Given further examination, we can separate this into two different actions.
1. The company pays upfront
This is a debit transaction.
1.1 A payment made or owed.
‘a further debit of £21 had been received from the Locomotive Department’
2. The company then receives a balance on our platform.
That balance is a form of credit that they can spend towards things on your platform.
Notice that this is not "credit" in the sense that you provide services and the company only pays afterwards, like how it is used in "credit card".
It is more closely related to "store credit", i.e. a debt which is owed to you (not by you).
2.2 Entitlement to a set amount of a particular company's goods or services, typically paid for in advance of use.
‘she had £15 credit on her account’
You need to distinguish between the money (legal tender) that is transferred, and the balance (fictional representation of the money that was paid to you) that is shown on the account.
If you were building a free-to-play game, and a player would send you money in exchange for gems/gold/...; then you would have already made that distinction quite clear. But because you are expressing the fictional credit of the company's account in real world currency, you are wrongly assuming that they are the same thing.
Even if they are always of equal value, it is still important to be able to distinguish between the two, as they represent different things.
Just because these two concepts are related, and may be of equal value, that does not prove that they express the same thing. My house number is currently the same as my age, but that doesn't mean that they express the same value. Funnily enough, this is the third time in my life where my age equals my house number, yet there is no direct correlation between the two.
Therefore, it would be correct to say that the debit sent to you by your customer (company), extends credit to the account of that customer (company).
But that doesn't help me with finding a name for the combined system.
Good point. Let me answer your two questions more directly:
- Should I call this system "Prepayment Management System"? one of my colleague suggested "Credit Management System" and "Account Balance Management System"
Externally, towards the customer (company), I would refrain from giving this system a name.

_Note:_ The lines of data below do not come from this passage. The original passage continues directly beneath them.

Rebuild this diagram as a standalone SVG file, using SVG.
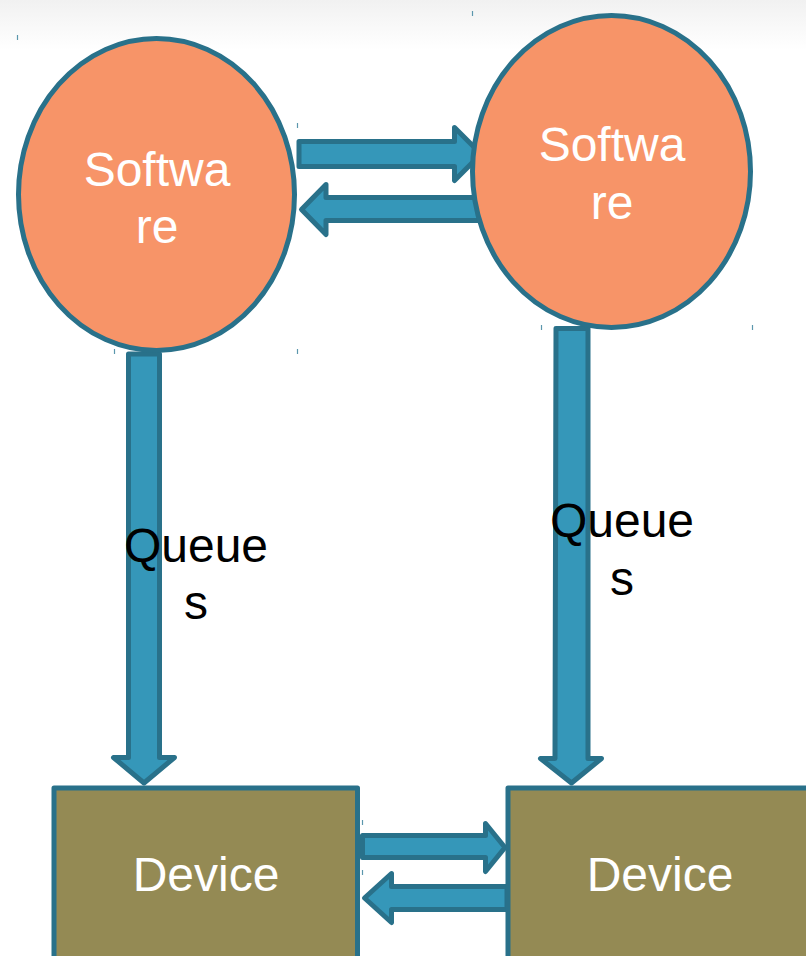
<svg xmlns="http://www.w3.org/2000/svg" width="806" height="956" viewBox="0 0 806 956">
  <defs>
    <linearGradient id="topShade" x1="0" y1="0" x2="0" y2="1">
      <stop offset="0" stop-color="#f1f1f1"/>
      <stop offset="1" stop-color="#ffffff"/>
    </linearGradient>
    <style>
      .arrow { fill: #3597b9; stroke: #29718a; stroke-width: 5; stroke-linejoin: round; }
      .soft { fill: #f79468; stroke: #29718a; stroke-width: 5; }
      .dev { fill: #948a54; stroke: #29718a; stroke-width: 5; stroke-linejoin: round; }
      .lbl { font-family: "Liberation Sans", Arial, sans-serif; font-size: 48px; text-anchor: middle; }
      .white { fill: #ffffff; }
      .black { fill: #000000; }
      .tick { stroke: #5b97ad; stroke-width: 1.2; }
    </style>
  </defs>

  <!-- page background -->
  <rect x="0" y="0" width="806" height="956" fill="#ffffff"/>
  <rect x="0" y="0" width="806" height="50" fill="url(#topShade)"/>

  <!-- connectors -->
  <g id="connectors">
    <!-- software to software (right) -->
    <polygon class="arrow" points="299,141.5 454.5,141.5 454.5,127.5 481,154 454.5,180.5 454.5,166.5 299,166.5"/>
    <!-- software to software (left) -->
    <polygon class="arrow" points="486,197.5 326,197.5 326,184.5 301.5,209.5 326,234.5 326,220.5 486,220.5"/>
    <!-- left queue -->
    <polygon class="arrow" points="128.5,354 159.5,354 159.5,757.5 174.5,757.5 144,783 113.5,757.5 128.5,757.5"/>
    <!-- right queue -->
    <polygon class="arrow" points="556,328.5 588,328.5 588,758.5 601.5,758.5 571.5,783 540.5,758.5 555,758.5"/>
    <!-- device to device (right) -->
    <polygon class="arrow" points="362.5,835.5 485.5,835.5 485.5,823.5 505,847.5 485.5,871.5 485.5,857.5 362.5,857.5"/>
    <!-- device to device (left) -->
    <polygon class="arrow" points="507,886.5 391.5,886.5 391.5,873.5 364.5,898 391.5,922.5 391.5,909.5 507,909.5"/>
  </g>

  <!-- software nodes -->
  <g id="software-left">
    <ellipse class="soft" cx="156.5" cy="194.5" rx="138" ry="156"/>
    <text class="lbl white" x="157" y="186">Softwa</text>
    <text class="lbl white" x="157" y="243">re</text>
  </g>
  <g id="software-right">
    <ellipse class="soft" cx="611.5" cy="171.5" rx="139" ry="156"/>
    <text class="lbl white" x="612" y="161">Softwa</text>
    <text class="lbl white" x="612" y="219">re</text>
  </g>

  <!-- device nodes -->
  <g id="device-left">
    <rect class="dev" x="54" y="788" width="303.5" height="200"/>
    <text class="lbl white" x="206" y="891">Device</text>
  </g>
  <g id="device-right">
    <rect class="dev" x="508" y="788" width="320" height="200"/>
    <text class="lbl white" x="660" y="891">Device</text>
  </g>

  <!-- queue labels -->
  <g id="queue-left">
    <text class="lbl black" x="196" y="562">Queue</text>
    <text class="lbl black" x="196" y="619">s</text>
  </g>
  <g id="queue-right">
    <text class="lbl black" x="622" y="537">Queue</text>
    <text class="lbl black" x="622" y="595">s</text>
  </g>

  <!-- small handle marks -->
  <g id="marks">
    <line class="tick" x1="17.5" y1="35" x2="17.5" y2="40"/>
    <line class="tick" x1="472.5" y1="11" x2="472.5" y2="16"/>
    <line class="tick" x1="297.5" y1="123" x2="297.5" y2="128"/>
    <line class="tick" x1="297.5" y1="349" x2="297.5" y2="354"/>
    <line class="tick" x1="114.5" y1="349" x2="114.5" y2="354"/>
    <line class="tick" x1="541.5" y1="325" x2="541.5" y2="330"/>
    <line class="tick" x1="752.5" y1="325" x2="752.5" y2="330"/>
    <line class="tick" x1="362.5" y1="820" x2="362.5" y2="825"/>
    <line class="tick" x1="362.5" y1="870" x2="362.5" y2="875"/>
  </g>
</svg>
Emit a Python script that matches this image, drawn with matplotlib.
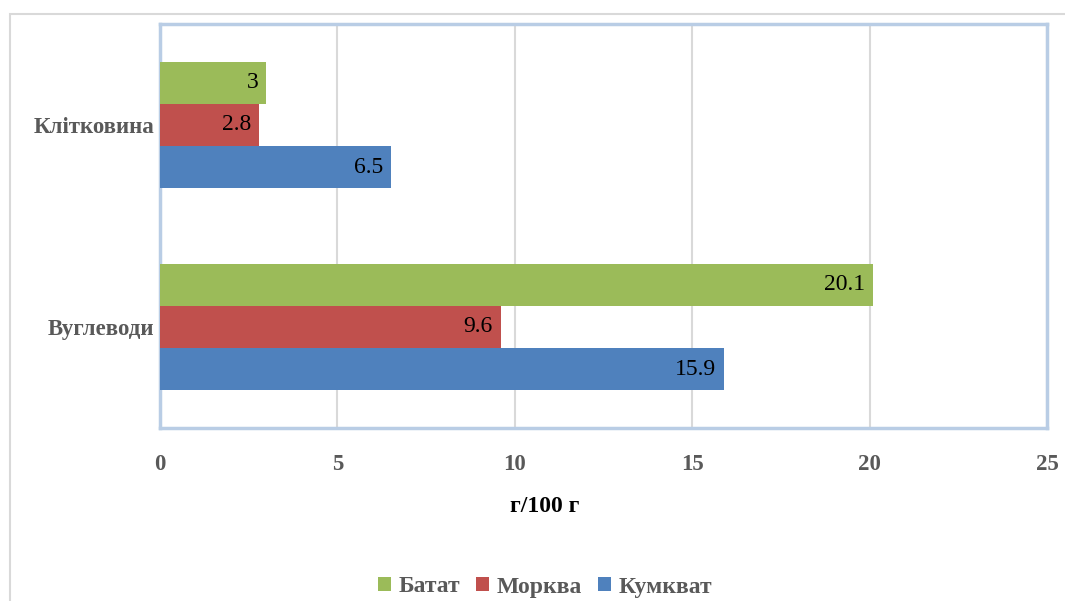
import numpy as np
import matplotlib

matplotlib.use("Agg")
import matplotlib.pyplot as plt
from matplotlib.patches import Rectangle

plt.rcParams["font.family"] = ["Liberation Serif", "DejaVu Serif"]

categories = ["Вуглеводи", "Клітковина"]
series = ["Батат", "Морква", "Кумкват"]
batat = [20.1, 3]
morkva = [9.6, 2.8]
kumkvat = [15.9, 6.5]
colors = ["#9BBB59", "#C0504D", "#4F81BD"]

fig = plt.figure(figsize=(10.65, 6.01), dpi=100)
fig.patches.append(Rectangle((10 / 1065, -0.1), 1.2, 1.1 - 14 / 601,
                             transform=fig.transFigure, fill=False,
                             edgecolor="#D9D9D9", linewidth=1.5))
ax = fig.add_axes([160 / 1065, 1 - 428 / 601, 887 / 1065, 404 / 601])

y = np.arange(len(categories))
h = 0.208
offsets = [h, 0, -h]
for vals, name, col, off in zip([batat, morkva, kumkvat], series, colors, offsets):
    bars = ax.barh(y + off, vals, height=h, color=col, label=name, zorder=3)
    for b, v in zip(bars, vals):
        ax.text(b.get_width() - 0.22, b.get_y() + b.get_height() / 2, f"{v:g}",
                ha="right", va="center", fontsize=17, color="black", zorder=4)

ax.set_xlim(0, 25)
ax.set_ylim(-0.5, 1.5)
ax.set_xticks(range(0, 26, 5))
ax.set_yticks(y)
ax.set_yticklabels(categories)
ax.grid(axis="x", color="#D9D9D9", linewidth=1.5, zorder=0)
for s in ax.spines.values():
    s.set_color("#B9CDE5")
    s.set_linewidth(2.5)
ax.tick_params(length=0, labelsize=16.5, labelcolor="#595959")
ax.tick_params(axis="x", pad=19)
ax.tick_params(axis="y", pad=4)
for lbl in ax.get_xticklabels() + ax.get_yticklabels():
    lbl.set_fontweight("bold")
ax.set_xlabel("г/100 г", fontsize=17, fontweight="bold", va="center")
ax.xaxis.set_label_coords((545 - 160) / 887, (428 - 506) / 404)

handles, labels = ax.get_legend_handles_labels()
leg = fig.legend(handles, labels, loc="center", bbox_to_anchor=(545 / 1065, 1 - 587 / 601),
                 ncol=3, frameon=False, fontsize=17, handlelength=0.55, handleheight=0.55,
                 handletextpad=0.3, columnspacing=0.7)
for t in leg.get_texts():
    t.set_fontweight("bold")
    t.set_color("#595959")

fig.savefig("out.png", dpi=100)
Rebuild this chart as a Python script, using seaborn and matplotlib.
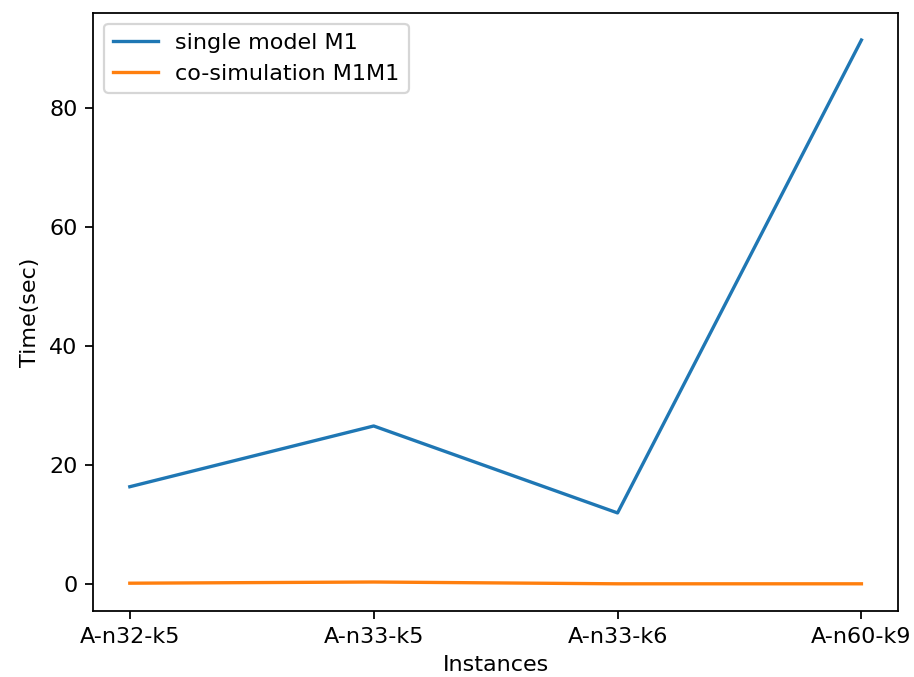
import matplotlib
matplotlib.use("Agg")
import matplotlib.pyplot as plt
import seaborn as sns
import pandas as pd

instances = ["A-n32-k5", "A-n33-k5", "A-n33-k6", "A-n60-k9"]
single_m1 = [16.4, 26.6, 12.0, 91.4]
cosim_m1m1 = [0.2, 0.4, 0.1, 0.1]

df = pd.DataFrame({
    "Instances": instances * 2,
    "Time(sec)": single_m1 + cosim_m1m1,
    "series": ["single model M1"] * 4 + ["co-simulation M1M1"] * 4,
})

fig, ax = plt.subplots(figsize=(5.7125, 4.23125), dpi=160)
sns.lineplot(data=df, x="Instances", y="Time(sec)", hue="series",
             palette=["#1f77b4", "#ff7f0e"], ax=ax, sort=False)
ax.legend(loc="upper left")
ax.set_xlabel("Instances")
ax.set_ylabel("Time(sec)")
fig.subplots_adjust(left=0.102, right=0.9825, top=0.981, bottom=0.0975)
fig.savefig("out.png")
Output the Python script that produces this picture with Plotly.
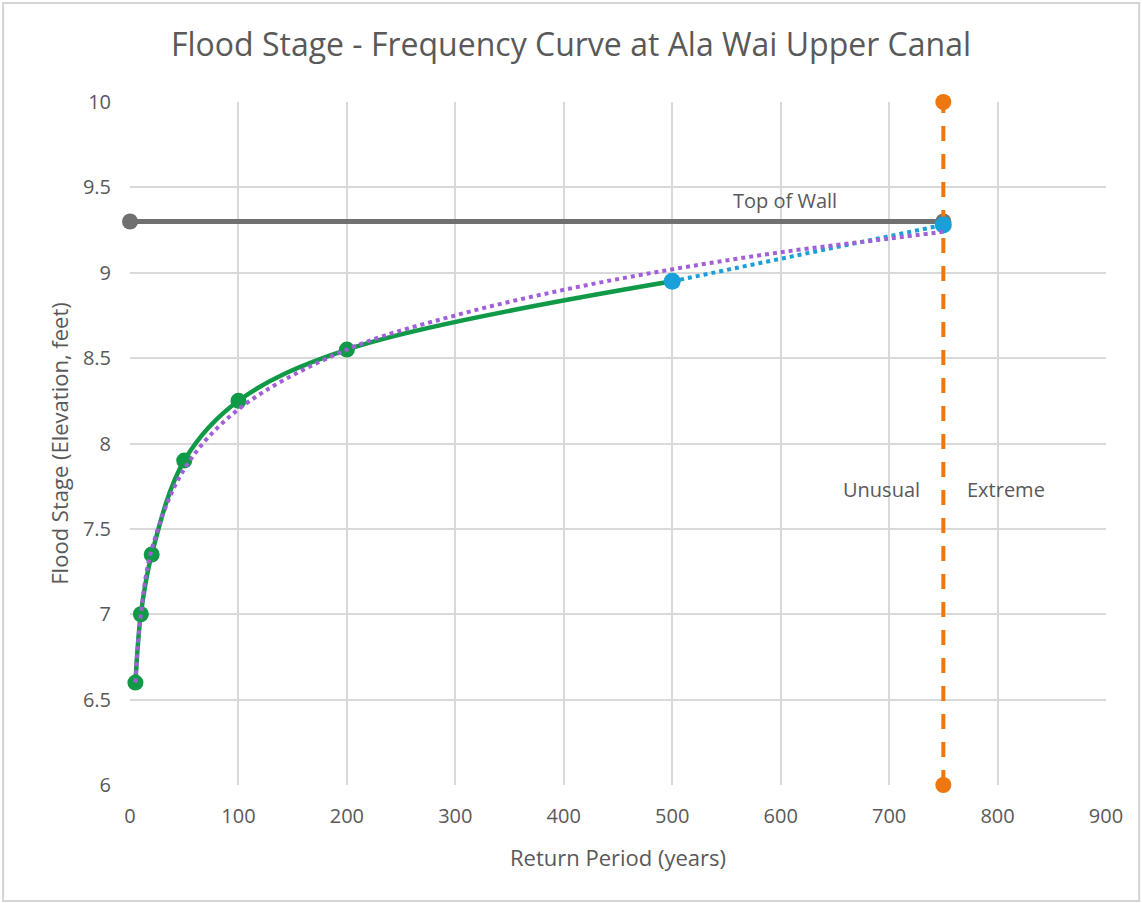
import plotly.graph_objects as go

# observed return periods and stages
green_x = [5, 10, 20, 50, 100, 200, 500]
green_y = [6.6, 7.0, 7.35, 7.9, 8.25, 8.55, 8.95]

# extrapolated segment
blue_x = [500, 750]
blue_y = [8.95, 9.28]

# trend line
trend_x = [5, 10, 20, 50, 100, 200, 300, 400, 500, 600, 700, 750]
trend_y = [6.6, 7.0, 7.38, 7.85, 8.2, 8.55, 8.75, 8.9, 9.02, 9.12, 9.2, 9.24]

wall_x = [0, 750]
wall_y = [9.3, 9.3]

limit_x = [750, 750]
limit_y = [6, 10]

font = "Open Sans, Noto Sans, sans-serif"
text_col = "#595959"

fig = go.Figure()

fig.add_trace(go.Scatter(x=wall_x, y=wall_y, mode="lines+markers", cliponaxis=False,
                         line=dict(color="#707070", width=5),
                         marker=dict(size=16, color="#707070")))
fig.add_trace(go.Scatter(x=limit_x, y=limit_y, mode="lines+markers", cliponaxis=False,
                         line=dict(color="#EE7711", width=4, dash="15px,13px"),
                         marker=dict(size=16, color="#EE7711")))
fig.add_trace(go.Scatter(x=green_x, y=green_y, mode="lines+markers", cliponaxis=False,
                         line=dict(color="#109A48", width=4.5, shape="spline"),
                         marker=dict(size=16, color="#109A48")))
fig.add_trace(go.Scatter(x=blue_x, y=blue_y, mode="lines+markers", cliponaxis=False,
                         line=dict(color="#1AA0D8", width=4, dash="dot"),
                         marker=dict(size=17, color="#1AA0D8")))
fig.add_trace(go.Scatter(x=trend_x, y=trend_y, mode="lines", cliponaxis=False,
                         line=dict(color="#A260D8", width=4, dash="dot", shape="spline")))

fig.add_annotation(x=604, y=9.426, text="Top of Wall", showarrow=False,
                   font=dict(size=20, color=text_col, family=font))
fig.add_annotation(x=693, y=7.73, text="Unusual", showarrow=False,
                   font=dict(size=20, color=text_col, family=font))
fig.add_annotation(x=808, y=7.73, text="Extreme", showarrow=False,
                   font=dict(size=20, color=text_col, family=font))

# chart area border
fig.add_shape(type="rect", xref="paper", yref="paper",
              x0=-0.130, x1=1.034, y0=-0.170, y1=1.145,
              line=dict(color="#D4D4D4", width=2), layer="below")

fig.update_layout(
    width=1142, height=903,
    margin=dict(l=130, r=36, t=102, b=118),
    paper_bgcolor="white", plot_bgcolor="white",
    showlegend=False,
    font=dict(family=font, color=text_col, size=20),
    title=dict(text="Flood Stage - Frequency Curve at Ala Wai Upper Canal",
               x=0.5, xanchor="center", y=1 - 45 / 903, yref="container", yanchor="middle",
               font=dict(size=32, color=text_col, family=font)),
)
fig.update_xaxes(range=[0, 900], dtick=100, showgrid=True, gridcolor="#D9D9D9",
                 gridwidth=2, zeroline=False, showline=False, ticks="",
                 ticklabelstandoff=17,
                 title=dict(text="Return Period (years)", font=dict(size=22), standoff=22),
                 tickfont=dict(size=20))
fig.update_yaxes(range=[6, 10], dtick=0.5, showgrid=True, gridcolor="#D9D9D9",
                 gridwidth=2, zeroline=False, showline=False, ticks="",
                 ticklabelstandoff=18,
                 title=dict(text="Flood Stage (Elevation, feet)", font=dict(size=22), standoff=8),
                 tickfont=dict(size=20))

fig.write_html("out.html", config={"displayModeBar": False},
               post_script="document.body.style.margin='0';")
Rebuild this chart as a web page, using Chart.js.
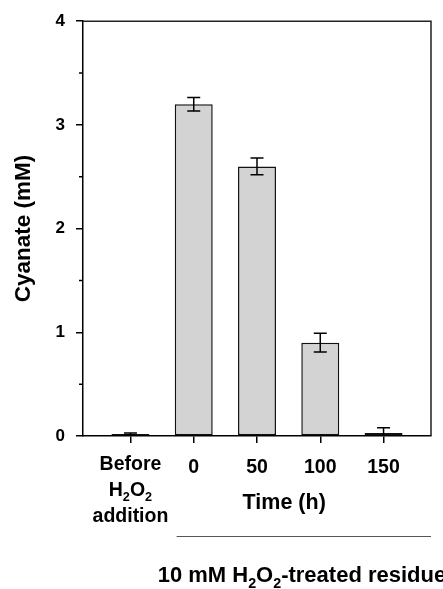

It is a feature of your framework, not a standalone product or concept.
I would simply refer to the user as having an "account balance", and provide the option to "add credit" (to their account).
Internally, for your personal work situation, I would be okay with using either "Credit Management System" or "Account Balance Management System". Both are adequately descriptive, it is clear what the intention of the system is.
- Should I call the balance "Prepaid Balance" or "Credit Balance"?
I would opt for "Account balance". It's more correct in the user's context. It seems the most correct to say that the user will add credit to their balance (which is logically bound to their account).